Considering the given examples, the transformations performed on the objects from the input grid to the output grid can be explained as follows:

  1. Resetting coordinates: The objects are moved such that they occupy the grid from top (t=1) and left (l=1) to bottom (b=height) and right (r=width).
  2. Preserving properties: The id, m (mass), w (width), h (height), shape and scale attributes of the objects remain unchanged.
  3. No Insertion/Deletion: There are no new objects inserted, and no existing objects are deleted in the output grid.

Reasoning for not inserting new objects: There seems to be no rule in the given examples that would require inserting new objects in the output grid.
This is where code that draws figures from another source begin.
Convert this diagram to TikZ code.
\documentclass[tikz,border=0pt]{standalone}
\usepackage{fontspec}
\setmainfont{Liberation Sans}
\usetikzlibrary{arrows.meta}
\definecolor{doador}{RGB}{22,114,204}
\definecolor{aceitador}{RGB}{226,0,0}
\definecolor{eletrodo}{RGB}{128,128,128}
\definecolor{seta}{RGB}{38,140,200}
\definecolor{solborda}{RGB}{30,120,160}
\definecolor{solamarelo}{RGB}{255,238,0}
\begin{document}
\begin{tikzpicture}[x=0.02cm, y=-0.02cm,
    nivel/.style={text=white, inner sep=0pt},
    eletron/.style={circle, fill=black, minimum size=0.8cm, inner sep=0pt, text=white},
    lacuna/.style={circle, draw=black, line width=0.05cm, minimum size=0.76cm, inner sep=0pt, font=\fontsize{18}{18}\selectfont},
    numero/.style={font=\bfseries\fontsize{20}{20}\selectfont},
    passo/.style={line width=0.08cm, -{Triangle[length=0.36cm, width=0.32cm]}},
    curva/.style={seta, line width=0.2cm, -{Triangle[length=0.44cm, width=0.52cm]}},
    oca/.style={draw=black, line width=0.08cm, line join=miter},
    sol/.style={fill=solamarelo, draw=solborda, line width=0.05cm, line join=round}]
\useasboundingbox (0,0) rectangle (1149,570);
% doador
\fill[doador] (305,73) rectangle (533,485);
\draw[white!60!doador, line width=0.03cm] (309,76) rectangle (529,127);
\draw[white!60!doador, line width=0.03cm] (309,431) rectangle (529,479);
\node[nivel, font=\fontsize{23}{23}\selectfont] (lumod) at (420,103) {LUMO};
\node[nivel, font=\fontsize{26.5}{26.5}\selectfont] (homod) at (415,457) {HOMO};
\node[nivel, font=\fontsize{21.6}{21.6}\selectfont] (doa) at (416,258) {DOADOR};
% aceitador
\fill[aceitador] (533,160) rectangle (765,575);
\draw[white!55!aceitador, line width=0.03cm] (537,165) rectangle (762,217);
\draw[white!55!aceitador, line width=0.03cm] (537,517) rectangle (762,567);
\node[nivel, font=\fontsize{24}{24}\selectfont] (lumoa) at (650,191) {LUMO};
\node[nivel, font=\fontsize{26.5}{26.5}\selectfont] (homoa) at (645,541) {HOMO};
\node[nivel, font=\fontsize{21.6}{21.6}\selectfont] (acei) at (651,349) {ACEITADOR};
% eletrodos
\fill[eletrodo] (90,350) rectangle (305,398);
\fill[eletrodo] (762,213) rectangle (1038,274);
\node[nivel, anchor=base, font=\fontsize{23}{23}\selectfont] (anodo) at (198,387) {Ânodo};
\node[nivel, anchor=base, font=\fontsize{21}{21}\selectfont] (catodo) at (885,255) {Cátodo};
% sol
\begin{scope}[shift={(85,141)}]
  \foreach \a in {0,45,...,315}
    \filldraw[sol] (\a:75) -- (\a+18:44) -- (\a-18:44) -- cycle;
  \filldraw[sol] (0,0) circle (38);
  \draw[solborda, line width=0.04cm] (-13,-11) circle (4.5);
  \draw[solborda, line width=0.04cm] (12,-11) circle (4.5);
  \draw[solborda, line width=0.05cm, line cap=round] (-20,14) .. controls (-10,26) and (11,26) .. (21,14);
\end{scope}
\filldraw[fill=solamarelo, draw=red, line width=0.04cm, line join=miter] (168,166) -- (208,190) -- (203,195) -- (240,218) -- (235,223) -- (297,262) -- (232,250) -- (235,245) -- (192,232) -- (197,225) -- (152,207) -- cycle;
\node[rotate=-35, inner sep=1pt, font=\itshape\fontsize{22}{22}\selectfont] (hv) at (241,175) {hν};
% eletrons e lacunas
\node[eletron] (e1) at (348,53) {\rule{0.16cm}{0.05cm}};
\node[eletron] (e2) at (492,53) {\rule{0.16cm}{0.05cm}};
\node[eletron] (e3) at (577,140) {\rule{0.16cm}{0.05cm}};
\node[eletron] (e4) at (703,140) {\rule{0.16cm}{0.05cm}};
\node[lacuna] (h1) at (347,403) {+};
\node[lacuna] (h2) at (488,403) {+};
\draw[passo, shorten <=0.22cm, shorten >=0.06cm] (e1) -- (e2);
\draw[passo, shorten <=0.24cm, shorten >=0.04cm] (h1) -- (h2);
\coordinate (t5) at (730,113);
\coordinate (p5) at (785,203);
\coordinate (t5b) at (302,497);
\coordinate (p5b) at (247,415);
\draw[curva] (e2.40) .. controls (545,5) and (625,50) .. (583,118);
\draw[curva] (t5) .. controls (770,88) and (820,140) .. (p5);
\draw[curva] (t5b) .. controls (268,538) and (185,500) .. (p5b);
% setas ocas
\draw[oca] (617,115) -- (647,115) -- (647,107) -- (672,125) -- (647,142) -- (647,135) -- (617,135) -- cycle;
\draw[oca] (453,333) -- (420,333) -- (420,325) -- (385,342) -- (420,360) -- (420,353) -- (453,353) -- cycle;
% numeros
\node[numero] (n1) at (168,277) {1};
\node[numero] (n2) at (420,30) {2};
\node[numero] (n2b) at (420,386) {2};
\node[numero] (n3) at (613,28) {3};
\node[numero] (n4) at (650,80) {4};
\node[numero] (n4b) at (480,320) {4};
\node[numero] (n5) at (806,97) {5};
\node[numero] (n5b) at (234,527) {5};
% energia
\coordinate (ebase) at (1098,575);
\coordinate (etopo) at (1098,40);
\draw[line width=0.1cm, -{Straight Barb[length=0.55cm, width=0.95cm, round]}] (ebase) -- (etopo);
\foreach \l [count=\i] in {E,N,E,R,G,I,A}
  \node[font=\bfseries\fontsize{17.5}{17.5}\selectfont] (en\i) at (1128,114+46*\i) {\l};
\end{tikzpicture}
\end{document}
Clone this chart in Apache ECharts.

Reasoning for not deleting existing objects: All the objects in the input grids have a corresponding object in the output grids with the same properties, thus no deletion of existing objects is required.

Task C

Based on the given examples, the orientation of the objects in the output grids is such that each object occupies the grid from top (t=1) and left (l=1) to bottom (b=height) and right (r=width). This suggests that the objects are reoriented such that they are moved to the top-left corner of the grid. As a result, it would not make sense to layout the objects in another direction.

Task D

The same pattern as in previous examples is expected to follow for the 4th example. So, the properties of the object including id, m (mass), w (width), h (height), shape and scale will be preserved, while its position will be reset to start from the top-left corner of the grid.

Hence, the expected output for the 4th example would be:

% Example 4 output grid_width6_height4
object(output4_idP48kmo7_t1_l1_b4_r6_w6_h4_m11_shapeUnclassified_scaleUnknown, transform(rot0)).

The object in the output maintains the same properties as in the input, but its coordinates are updated to occupy the grid from top (t=1) and left (l=1) to bottom (b=height) and right (r=width), aligning with the patterns observed in the provided examples.